Computer Science: Problem Solving Techniques

Introduction to Programming

  • Programming is a skill for computer professionals that enables the computer to perform tasks.
  • Computer programming involves writing sequences of instructions using a Programming Language.
    • Programming Language: A set of written symbols that instructs computer hardware for specified operations.
    • A Program: Sequence of instructions written in a programming language to execute a specific task.

Reasons to Study Programming

  • Enhances ability to express ideas and understand different programming languages.
  • Improves background knowledge to select appropriate programming languages for tasks.
  • Develops the capability to design new languages and contribute to computing advancements.

Overview of Computer Organization

  • Computer is divided into six logical units:
    1. Input Unit
    2. Output Unit
    3. Memory Unit
    4. Central Processing Unit (CPU)
    5. Arithmetic and Logic Unit
    6. Secondary Storage Device

Types of Programming Languages

Desktop and Web Applications

  • Desktop Application: Runs locally on computers.
  • Web Application: Stored on a server and accessed via a browser.

Web Programming Languages

  • HTML (Hyper Text Markup Language): Defines structure and layout of web pages, but has static content.
  • XML (Extensible Markup Language): Allows custom tags for data transmission between applications.
  • JavaScript: Adds dynamic content to web pages, enabling interactivity.
  • PHP: Server-side scripting language for dynamic websites with database access.

Software Programming Languages

  • C: Developed in the 1970s for application development.
  • C++: Object-oriented successor of C, widely used for graphical applications.
  • Visual Basic: Developed by Microsoft for creating Windows applications.
  • Java: General-purpose language for various applications, including web and mobile.

Programming Paradigms

  • Approaches to problem-solving using programming languages.

Key Paradigms

  1. Procedural Paradigm: Uses a list of instructions for sequential execution.
    • Examples: FORTRAN, COBOL, C
  2. Functional Paradigm: Treats all subprograms as mathematical functions.
    • Examples: Lisp, Haskell
  3. Object-oriented Paradigm: Models real-world problems using objects.
    • Examples: Java, C++, Python

Problem-Solving Techniques

  1. Understanding the Problem: Clearly defining the issue to be solved.
  2. Analyzing the Problem: Exploring different methods and evaluating solutions.
  3. Developing the Solution: Creating a detailed sequence of operations.
  4. Coding and Implementation: Translating the algorithm into a computer language.

Algorithms

  • An algorithm is a step-by-step procedure for solving a problem.

Properties of Algorithms

  • Finiteness: Must complete in a finite number of steps.
  • Definiteness: Each step should be clearly defined.
  • Sequence: Each step has a unique preceding and succeeding step.
  • Correctness: Must compute the correct answer for all inputs.
  • Completeness: Should completely solve the problem.
  • Efficiency: Should use minimal resources.
  • Input/Output: Specified input values and expected results.

Example Algorithm

  • To find the average of three numbers:
    1. Start
    2. Read values of x, y, z
    3. s = x + y + z
    4. A = s/3
    5. Write value of A
    6. Stop

Pseudocode and Flowcharts

  • Pseudocode: A way to write algorithms in simple English, focusing on logic without language syntax distractions.

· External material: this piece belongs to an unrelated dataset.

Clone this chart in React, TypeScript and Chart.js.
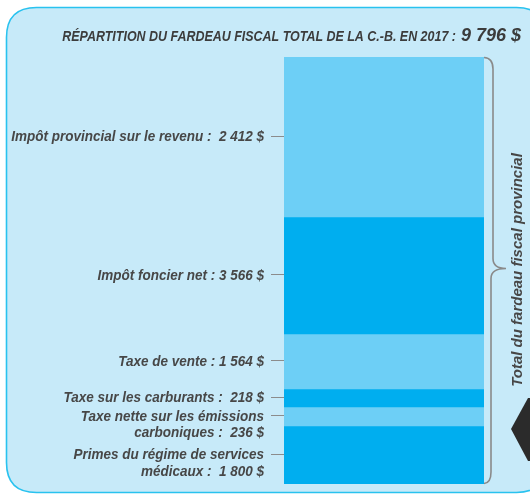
import React, { useEffect, useRef } from "react";
import { Chart, registerables } from "chart.js";

Chart.register(...registerables);

// Categories, top to bottom
const categories = [
  ["Impôt provincial sur le revenu :  2 412 $"],
  ["Impôt foncier net : 3 566 $"],
  ["Taxe de vente : 1 564 $"],
  ["Taxe sur les carburants :  218 $"],
  ["Taxe nette sur les émissions", "carboniques :  236 $"],
  ["Primes du régime de services", "médicaux :  1 800 $"],
];
// Dollar amounts printed in the labels
const amounts = [2412, 3566, 1564, 218, 236, 1800];
// Segment sizes as drawn in the infographic (it is not drawn to scale)
const segmentSizes = [3670, 2684, 1262, 413, 436, 1331];
const segmentColors = ["#6DCFF6", "#00AEEF", "#6DCFF6", "#00AEEF", "#6DCFF6", "#00AEEF"];
const titleText = "RÉPARTITION DU FARDEAU FISCAL TOTAL DE LA C.-B. EN 2017 :";
const totalText = "9 796 $";
const braceText = "Total du fardeau fiscal provincial";
const total = segmentSizes.reduce((a, b) => a + b, 0);

const FONT = "'Liberation Sans', 'DejaVu Sans', sans-serif";
const TEXT = "#474747";
const SX = 0.9;

function roundRect(ctx: CanvasRenderingContext2D, x: number, y: number, w: number, h: number, r: number) {
  ctx.beginPath();
  ctx.moveTo(x + r, y);
  ctx.lineTo(x + w - r, y);
  ctx.quadraticCurveTo(x + w, y, x + w, y + r);
  ctx.lineTo(x + w, y + h - r);
  ctx.quadraticCurveTo(x + w, y + h, x + w - r, y + h);
  ctx.lineTo(x + r, y + h);
  ctx.quadraticCurveTo(x, y + h, x, y + h - r);
  ctx.lineTo(x, y + r);
  ctx.quadraticCurveTo(x, y, x + r, y);
  ctx.closePath();
}

function fillScaled(ctx: CanvasRenderingContext2D, text: string, x: number, y: number, sx: number) {
  ctx.save();
  ctx.translate(x, y);
  ctx.scale(sx, 1);
  ctx.fillText(text, 0, 0);
  ctx.restore();
}

const decorPlugin = {
  id: "decor",
  beforeDraw(chart: any) {
    const ctx: CanvasRenderingContext2D = chart.ctx;
    ctx.save();
    roundRect(ctx, 6.5, 7.5, 540, 485, 30);
    ctx.fillStyle = "#C7EAF9";
    ctx.fill();
    ctx.lineWidth = 1.6;
    ctx.strokeStyle = "#29C2EF";
    ctx.stroke();
    ctx.restore();
  },
  afterDraw(chart: any) {
    const ctx: CanvasRenderingContext2D = chart.ctx;
    const ys = chart.scales.y;
    const area = chart.chartArea;
    ctx.save();

    // Title
    ctx.fillStyle = "#3C3C3C";
    ctx.textBaseline = "alphabetic";
    ctx.textAlign = "right";
    ctx.font = `italic bold 18px ${FONT}`;
    const tw = ctx.measureText(totalText).width;
    ctx.fillText(totalText, 521, 41);
    ctx.font = `italic bold 14px ${FONT}`;
    fillScaled(ctx, titleText, 521 - tw - 5, 41, 0.89);

    // Labels and leader lines
    let cum = 0;
    segmentSizes.forEach((v, i) => {
      const yc = ys.getPixelForValue(cum + v / 2);
      cum += v;
      ctx.strokeStyle = "#8C8C8C";
      ctx.lineWidth = 1;
      ctx.beginPath();
      ctx.moveTo(271, Math.round(yc) - 0.5);
      ctx.lineTo(area.left, Math.round(yc) - 0.5);
      ctx.stroke();
      ctx.fillStyle = TEXT;
      ctx.font = `italic bold 15px ${FONT}`;
      ctx.textAlign = "right";
      ctx.textBaseline = "middle";
      categories[i].forEach((line, j) => {
        fillScaled(ctx, line, 264, yc + j * 16.5, SX);
      });
    });

    // Brace
    const top = ys.getPixelForValue(0);
    const bot = ys.getPixelForValue(total);
    const mid = (top + bot) / 2 - 2;
    const bx = 492;
    ctx.strokeStyle = "#8A8A8A";
    ctx.lineWidth = 1.6;
    ctx.beginPath();
    ctx.moveTo(area.right, top + 0.5);
    ctx.quadraticCurveTo(bx + 1, top + 1, bx + 1, top + 12);
    ctx.lineTo(bx + 1, mid - 10);
    ctx.quadraticCurveTo(bx + 1, mid, bx + 14, mid);
    ctx.moveTo(bx + 14, mid);
    ctx.quadraticCurveTo(bx - 1, mid, bx - 1, mid + 10);
    ctx.lineTo(bx - 1, bot - 12);
    ctx.quadraticCurveTo(bx - 1, bot - 1, area.right, bot - 0.5);
    ctx.stroke();

    // Rotated brace label
    ctx.save();
    ctx.translate(522, 270);
    ctx.rotate(-Math.PI / 2);
    ctx.font = `italic bold 15px ${FONT}`;
    ctx.fillStyle = TEXT;
    ctx.textAlign = "center";
    ctx.textBaseline = "alphabetic";
    ctx.fillText(braceText, 0, 0);
    ctx.restore();

    // Arrow head at the right edge
    ctx.fillStyle = "#2B2B2B";
    ctx.beginPath();
    ctx.moveTo(528, 398);
    ctx.lineTo(511, 429);
    ctx.lineTo(528, 461);
    ctx.lineTo(531, 461);
    ctx.lineTo(531, 398);
    ctx.closePath();
    ctx.fill();

    ctx.restore();
  },
};

export default function App() {
  const ref = useRef<HTMLCanvasElement | null>(null);
  useEffect(() => {
    if (!ref.current) return;
    const chart = new Chart(ref.current, {
      type: "bar",
      data: {
        labels: ["2017"],
        datasets: segmentSizes.map((v, i) => ({
          label: categories[i].join(" "),
          data: [v],
          backgroundColor: segmentColors[i],
          borderWidth: 0,
          barPercentage: 1,
          categoryPercentage: 1,
          stack: "s",
        })),
      },
      options: {
        animation: false,
        responsive: false,
        devicePixelRatio: 1,
        layout: { padding: { left: 284, right: 46, top: 57, bottom: 11 } },
        plugins: { legend: { display: false }, tooltip: { enabled: false }, title: { display: false } },
        scales: {
          x: { stacked: true, display: false },
          y: { stacked: true, display: false, reverse: true, min: 0, max: total, grace: 0 },
        },
      },
      plugins: [decorPlugin],
    });
    return () => chart.destroy();
  }, []);
  return (
    <div style={{ position: "absolute", left: 0, top: 0, width: 530, height: 495, overflow: "hidden" }}>
      <canvas ref={ref} width={530} height={495} />
    </div>
  );
}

Rules for Writing Pseudocode

  1. Write one statement per line.
  2. Capitalize initial keywords (e.g., READ, WRITE).
  3. Indent to show hierarchy.
  4. End multiline structures properly.
  5. Keep statements programming language independent.
  • Flowchart: A graphical representation of an algorithm using symbols for different actions.

Common Flowchart Symbols

  • Flowline: Connects symbols and indicates logic flow.
  • Terminal: Start/End of a task.
  • Input/Output: Used for reading and displaying data.
  • Processing: Arithmetic and manipulation instructions.
  • Decision: Logic or comparison operations with two exit paths.

Designing Flowcharts

  1. All boxes connected with arrows.
  2. Exit points generally at the bottom of symbols.
  3. Flow typically goes top to bottom, with upward flows limited to three symbols.
  4. Use connectors for mapping breaks.

Advantages of Flowcharts

  • Enhance communication and understanding of system logic.
  • Effective analysis and documentation of programs.
  • Facilitate easier program maintenance.
  • Aid the coding phase of program development.

Example Structures in Pseudocode

  • Selection Structure:
    • IF amount < 1000 THEN interestRate = .06 ELSE interestRate = .10
  • Nesting IF Statements:
    • Display menu and activate game based on user selection.
  • Looping Structures:
    • WHILE loop for counting structures.
    • REPEAT loop example.

Conclusion

  • Understanding problem-solving techniques, algorithms, pseudocode, and flowcharts is essential for successful programming.
  • These concepts form the foundation for designing effective computer programs and systems.